# Direction:
Both the line containing "Give me the matplotlib source for this chart." and the line containing "import datetime as dt" belong in the answer, along with every line between them; print exactly those.

(Collection entries)
-*-*-
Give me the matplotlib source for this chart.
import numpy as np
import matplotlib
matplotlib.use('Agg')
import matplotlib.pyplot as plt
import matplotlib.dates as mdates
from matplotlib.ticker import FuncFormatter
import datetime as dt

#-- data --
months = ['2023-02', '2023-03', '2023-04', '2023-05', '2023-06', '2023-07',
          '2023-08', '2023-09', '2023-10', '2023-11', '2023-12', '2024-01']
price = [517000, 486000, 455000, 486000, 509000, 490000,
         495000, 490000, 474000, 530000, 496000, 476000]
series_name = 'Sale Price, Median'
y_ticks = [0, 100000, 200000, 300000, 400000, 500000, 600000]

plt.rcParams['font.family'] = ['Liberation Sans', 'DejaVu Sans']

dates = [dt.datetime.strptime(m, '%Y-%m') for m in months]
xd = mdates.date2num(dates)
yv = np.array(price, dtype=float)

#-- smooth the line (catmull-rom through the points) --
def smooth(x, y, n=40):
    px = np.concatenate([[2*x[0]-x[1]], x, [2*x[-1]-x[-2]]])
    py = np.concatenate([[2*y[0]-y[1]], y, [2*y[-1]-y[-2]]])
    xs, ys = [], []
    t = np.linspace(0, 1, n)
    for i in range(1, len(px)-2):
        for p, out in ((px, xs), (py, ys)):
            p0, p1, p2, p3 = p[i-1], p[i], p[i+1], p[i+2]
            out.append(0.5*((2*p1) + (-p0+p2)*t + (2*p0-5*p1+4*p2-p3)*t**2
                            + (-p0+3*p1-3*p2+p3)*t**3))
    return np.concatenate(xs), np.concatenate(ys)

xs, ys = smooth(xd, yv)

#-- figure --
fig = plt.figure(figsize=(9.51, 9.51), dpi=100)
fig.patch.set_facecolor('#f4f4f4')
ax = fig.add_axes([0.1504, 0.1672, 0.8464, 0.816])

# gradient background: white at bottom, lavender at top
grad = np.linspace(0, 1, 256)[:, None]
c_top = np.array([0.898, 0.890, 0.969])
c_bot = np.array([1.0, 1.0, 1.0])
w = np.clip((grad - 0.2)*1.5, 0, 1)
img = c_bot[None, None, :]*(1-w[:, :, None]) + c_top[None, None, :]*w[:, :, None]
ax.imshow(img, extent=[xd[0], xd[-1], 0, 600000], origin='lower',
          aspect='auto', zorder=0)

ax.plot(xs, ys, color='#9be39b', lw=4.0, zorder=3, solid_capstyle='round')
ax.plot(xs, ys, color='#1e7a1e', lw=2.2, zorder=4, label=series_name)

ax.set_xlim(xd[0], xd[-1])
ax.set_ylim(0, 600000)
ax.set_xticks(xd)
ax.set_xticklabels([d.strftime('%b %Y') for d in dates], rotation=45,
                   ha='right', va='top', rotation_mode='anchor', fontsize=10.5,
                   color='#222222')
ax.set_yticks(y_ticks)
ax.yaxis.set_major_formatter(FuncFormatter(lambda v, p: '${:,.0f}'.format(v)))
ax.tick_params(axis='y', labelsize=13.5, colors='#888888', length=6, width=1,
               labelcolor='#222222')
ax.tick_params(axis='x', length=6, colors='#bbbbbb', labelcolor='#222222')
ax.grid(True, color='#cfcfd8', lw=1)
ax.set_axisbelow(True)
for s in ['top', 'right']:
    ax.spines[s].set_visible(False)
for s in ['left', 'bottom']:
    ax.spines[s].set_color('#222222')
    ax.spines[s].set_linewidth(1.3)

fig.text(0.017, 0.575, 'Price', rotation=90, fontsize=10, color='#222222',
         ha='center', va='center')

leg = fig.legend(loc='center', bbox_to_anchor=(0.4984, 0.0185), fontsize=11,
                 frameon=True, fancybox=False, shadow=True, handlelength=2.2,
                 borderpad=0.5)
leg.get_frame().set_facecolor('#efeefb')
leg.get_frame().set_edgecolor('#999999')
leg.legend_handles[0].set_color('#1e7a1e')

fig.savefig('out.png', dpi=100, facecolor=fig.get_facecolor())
-*-*-
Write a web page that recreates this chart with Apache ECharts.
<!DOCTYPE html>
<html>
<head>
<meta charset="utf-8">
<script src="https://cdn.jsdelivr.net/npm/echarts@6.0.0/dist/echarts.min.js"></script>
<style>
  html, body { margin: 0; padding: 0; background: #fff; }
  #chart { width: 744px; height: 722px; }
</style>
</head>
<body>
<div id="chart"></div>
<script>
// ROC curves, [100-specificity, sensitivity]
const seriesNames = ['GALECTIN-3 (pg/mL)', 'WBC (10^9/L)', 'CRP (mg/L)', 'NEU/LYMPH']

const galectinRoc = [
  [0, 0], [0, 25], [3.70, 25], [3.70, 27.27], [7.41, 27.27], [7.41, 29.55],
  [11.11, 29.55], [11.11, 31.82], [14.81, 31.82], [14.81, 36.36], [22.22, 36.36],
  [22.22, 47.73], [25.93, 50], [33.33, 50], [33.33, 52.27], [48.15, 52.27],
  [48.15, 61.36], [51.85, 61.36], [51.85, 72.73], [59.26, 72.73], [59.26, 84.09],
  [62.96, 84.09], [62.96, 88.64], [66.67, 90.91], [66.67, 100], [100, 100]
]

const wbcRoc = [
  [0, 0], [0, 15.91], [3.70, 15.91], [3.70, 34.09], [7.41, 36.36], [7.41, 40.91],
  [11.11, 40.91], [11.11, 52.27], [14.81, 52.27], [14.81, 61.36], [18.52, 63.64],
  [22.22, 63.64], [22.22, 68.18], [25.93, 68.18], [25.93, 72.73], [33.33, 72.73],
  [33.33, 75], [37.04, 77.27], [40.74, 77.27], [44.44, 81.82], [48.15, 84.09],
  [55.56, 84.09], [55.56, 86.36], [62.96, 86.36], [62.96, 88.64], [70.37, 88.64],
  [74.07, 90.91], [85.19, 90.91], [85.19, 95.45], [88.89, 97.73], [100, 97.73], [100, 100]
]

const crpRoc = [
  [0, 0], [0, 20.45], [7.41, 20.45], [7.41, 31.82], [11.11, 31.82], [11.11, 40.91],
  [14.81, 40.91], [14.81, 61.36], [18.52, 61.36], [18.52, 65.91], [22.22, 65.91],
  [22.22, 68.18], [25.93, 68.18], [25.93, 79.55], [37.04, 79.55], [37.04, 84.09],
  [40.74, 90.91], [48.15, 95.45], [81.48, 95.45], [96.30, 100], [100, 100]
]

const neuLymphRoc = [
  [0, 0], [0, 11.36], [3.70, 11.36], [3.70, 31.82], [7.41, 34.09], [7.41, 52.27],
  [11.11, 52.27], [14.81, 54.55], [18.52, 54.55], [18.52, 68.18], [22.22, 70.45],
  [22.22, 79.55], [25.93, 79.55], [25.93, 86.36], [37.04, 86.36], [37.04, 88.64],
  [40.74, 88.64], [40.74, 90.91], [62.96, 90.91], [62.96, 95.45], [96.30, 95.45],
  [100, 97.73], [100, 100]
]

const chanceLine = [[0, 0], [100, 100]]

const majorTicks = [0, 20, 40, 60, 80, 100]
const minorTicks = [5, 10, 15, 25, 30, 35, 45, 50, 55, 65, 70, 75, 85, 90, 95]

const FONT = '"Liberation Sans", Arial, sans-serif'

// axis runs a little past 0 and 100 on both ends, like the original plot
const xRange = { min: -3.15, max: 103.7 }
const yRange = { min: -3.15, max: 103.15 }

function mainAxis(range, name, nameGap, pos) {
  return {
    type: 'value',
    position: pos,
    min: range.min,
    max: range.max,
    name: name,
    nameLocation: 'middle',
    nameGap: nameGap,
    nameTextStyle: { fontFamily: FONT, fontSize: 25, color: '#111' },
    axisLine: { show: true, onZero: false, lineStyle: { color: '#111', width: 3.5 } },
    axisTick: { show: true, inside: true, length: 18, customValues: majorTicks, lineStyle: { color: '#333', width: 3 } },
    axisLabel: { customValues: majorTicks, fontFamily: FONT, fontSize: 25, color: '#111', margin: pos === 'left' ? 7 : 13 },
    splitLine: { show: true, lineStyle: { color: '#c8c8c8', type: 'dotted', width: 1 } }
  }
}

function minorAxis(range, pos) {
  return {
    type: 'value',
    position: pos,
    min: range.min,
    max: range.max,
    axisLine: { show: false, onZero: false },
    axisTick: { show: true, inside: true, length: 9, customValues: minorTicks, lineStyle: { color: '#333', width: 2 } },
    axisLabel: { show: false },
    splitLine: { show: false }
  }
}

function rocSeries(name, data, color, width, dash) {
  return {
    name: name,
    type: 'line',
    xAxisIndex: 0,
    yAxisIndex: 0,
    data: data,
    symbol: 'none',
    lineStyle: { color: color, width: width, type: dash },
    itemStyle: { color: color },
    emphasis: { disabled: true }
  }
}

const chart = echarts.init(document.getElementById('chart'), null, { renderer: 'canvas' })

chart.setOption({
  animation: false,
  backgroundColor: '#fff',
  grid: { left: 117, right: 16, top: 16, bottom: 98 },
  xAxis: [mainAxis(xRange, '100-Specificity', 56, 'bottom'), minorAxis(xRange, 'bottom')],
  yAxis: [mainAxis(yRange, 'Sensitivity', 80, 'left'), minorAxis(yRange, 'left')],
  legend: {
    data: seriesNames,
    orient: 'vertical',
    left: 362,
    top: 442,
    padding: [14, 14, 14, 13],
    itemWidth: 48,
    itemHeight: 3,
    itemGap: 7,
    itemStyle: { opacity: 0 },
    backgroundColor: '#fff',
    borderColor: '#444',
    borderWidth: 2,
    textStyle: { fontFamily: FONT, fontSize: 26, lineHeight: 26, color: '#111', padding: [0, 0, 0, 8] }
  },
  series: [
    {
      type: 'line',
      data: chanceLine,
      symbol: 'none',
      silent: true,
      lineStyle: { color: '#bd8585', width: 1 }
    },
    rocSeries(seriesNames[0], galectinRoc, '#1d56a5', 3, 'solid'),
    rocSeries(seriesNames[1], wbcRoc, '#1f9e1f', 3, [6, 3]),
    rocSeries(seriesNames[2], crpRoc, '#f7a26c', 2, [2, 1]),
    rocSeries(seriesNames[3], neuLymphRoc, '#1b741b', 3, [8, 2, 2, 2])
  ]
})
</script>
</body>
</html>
-*-*-
# Output:
Give me the matplotlib source for this chart.
import numpy as np
import matplotlib
matplotlib.use('Agg')
import matplotlib.pyplot as plt
import matplotlib.dates as mdates
from matplotlib.ticker import FuncFormatter
import datetime as dt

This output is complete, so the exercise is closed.